• [Aim] Word for word, give the material below again, minus any images.
============================================================
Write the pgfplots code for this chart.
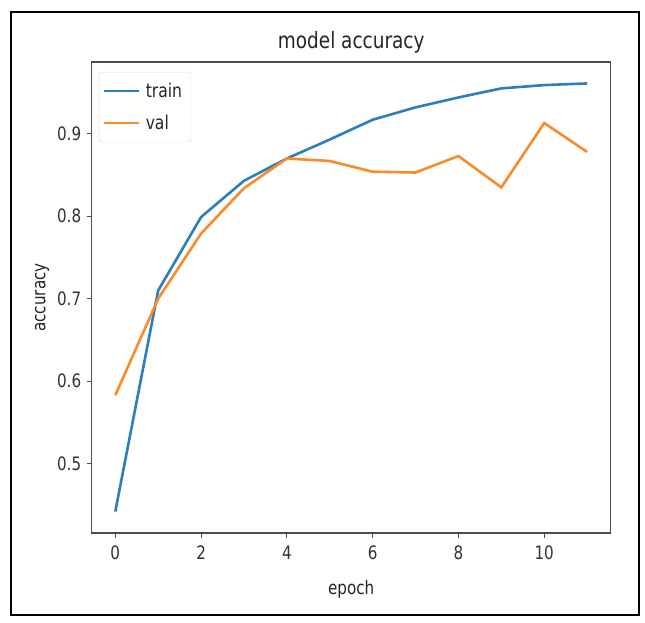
\documentclass[border=0pt]{standalone}
\usepackage{fontspec}
\setmainfont{DejaVu Sans}[FakeStretch=0.82]
\usepackage{pgfplots}
\pgfplotsset{compat=1.18}
\definecolor{tabblue}{HTML}{2B7FBA}
\definecolor{taborange}{HTML}{FA8A2A}
\begin{document}
\begin{tikzpicture}[x=1pt,y=1pt]
\path[use as bounding box,fill=white] (0,0) rectangle (645,622);
\draw[line width=2.5pt,black] (11,7) rectangle (639,610);
\begin{axis}[
  at={(91.7pt,89pt)}, anchor=south west,
  scale only axis, width=519pt, height=471pt,
  xmin=-0.55, xmax=11.55, ymin=0.416, ymax=0.987,
  xtick={0,2,4,6,8,10}, ytick={0.5,0.6,0.7,0.8,0.9},
  /pgf/number format/assume math mode=true,
  /pgf/number format/fixed,
  axis line style={black!70, line width=1.3pt},
  tick style={black!70, line width=1.1pt},
  major tick length=5pt,
  tick align=outside, xtick pos=bottom, ytick pos=left,
  ticklabel style={font=\fontsize{18.5}{21}\selectfont, text=black!80},
  xticklabel style={yshift=-4pt},
  yticklabel style={xshift=-2pt},
  title={model accuracy},
  title style={font=\fontsize{22.5}{25}\selectfont, text=black!85, yshift=-1pt},
  xlabel={epoch}, ylabel={accuracy},
  label style={font=\fontsize{18.5}{21}\selectfont, text=black!85},
  xlabel style={yshift=-14pt},
  ylabel style={yshift=1pt},
  legend cell align=left,
  legend style={at={(0.014,0.979)}, anchor=north west, draw=black!15, rounded corners=3pt,
    font=\fontsize{19}{22}\selectfont, text=black!85, inner xsep=4pt, inner ysep=9pt,
    row sep=12pt, nodes={inner xsep=5pt}},
  legend image code/.code={\draw[#1] (0pt,0pt) -- (35pt,0pt);},
]
\addplot[tabblue, line width=2.6pt] coordinates {
(0,0.442) (1,0.710) (2,0.799) (3,0.843) (4,0.870) (5,0.893) (6,0.917) (7,0.932) (8,0.944) (9,0.955) (10,0.959) (11,0.961)};
\addlegendentry{train}
\addplot[taborange, line width=2.6pt] coordinates {
(0,0.583) (1,0.700) (2,0.779) (3,0.834) (4,0.870) (5,0.867) (6,0.854) (7,0.853) (8,0.873) (9,0.835) (10,0.913) (11,0.878)};
\addlegendentry{val}
\end{axis}
\end{tikzpicture}
\end{document}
============================================================
• [The response]
Write the pgfplots code for this chart.
\documentclass[border=0pt]{standalone}
\usepackage{fontspec}
\setmainfont{DejaVu Sans}[FakeStretch=0.82]
\usepackage{pgfplots}
\pgfplotsset{compat=1.18}
\definecolor{tabblue}{HTML}{2B7FBA}
\definecolor{taborange}{HTML}{FA8A2A}
\begin{document}
\begin{tikzpicture}[x=1pt,y=1pt]
\path[use as bounding box,fill=white] (0,0) rectangle (645,622);
\draw[line width=2.5pt,black] (11,7) rectangle (639,610);
\begin{axis}[
  at={(91.7pt,89pt)}, anchor=south west,
  scale only axis, width=519pt, height=471pt,
  xmin=-0.55, xmax=11.55, ymin=0.416, ymax=0.987,
  xtick={0,2,4,6,8,10}, ytick={0.5,0.6,0.7,0.8,0.9},
  /pgf/number format/assume math mode=true,
  /pgf/number format/fixed,
  axis line style={black!70, line width=1.3pt},
  tick style={black!70, line width=1.1pt},
  major tick length=5pt,
  tick align=outside, xtick pos=bottom, ytick pos=left,
  ticklabel style={font=\fontsize{18.5}{21}\selectfont, text=black!80},
  xticklabel style={yshift=-4pt},
  yticklabel style={xshift=-2pt},
  title={model accuracy},
  title style={font=\fontsize{22.5}{25}\selectfont, text=black!85, yshift=-1pt},
  xlabel={epoch}, ylabel={accuracy},
  label style={font=\fontsize{18.5}{21}\selectfont, text=black!85},
  xlabel style={yshift=-14pt},
  ylabel style={yshift=1pt},
  legend cell align=left,
  legend style={at={(0.014,0.979)}, anchor=north west, draw=black!15, rounded corners=3pt,
    font=\fontsize{19}{22}\selectfont, text=black!85, inner xsep=4pt, inner ysep=9pt,
    row sep=12pt, nodes={inner xsep=5pt}},
  legend image code/.code={\draw[#1] (0pt,0pt) -- (35pt,0pt);},
]
\addplot[tabblue, line width=2.6pt] coordinates {
(0,0.442) (1,0.710) (2,0.799) (3,0.843) (4,0.870) (5,0.893) (6,0.917) (7,0.932) (8,0.944) (9,0.955) (10,0.959) (11,0.961)};
\addlegendentry{train}
\addplot[taborange, line width=2.6pt] coordinates {
(0,0.583) (1,0.700) (2,0.779) (3,0.834) (4,0.870) (5,0.867) (6,0.854) (7,0.853) (8,0.873) (9,0.835) (10,0.913) (11,0.878)};
\addlegendentry{val}
\end{axis}
\end{tikzpicture}
\end{document}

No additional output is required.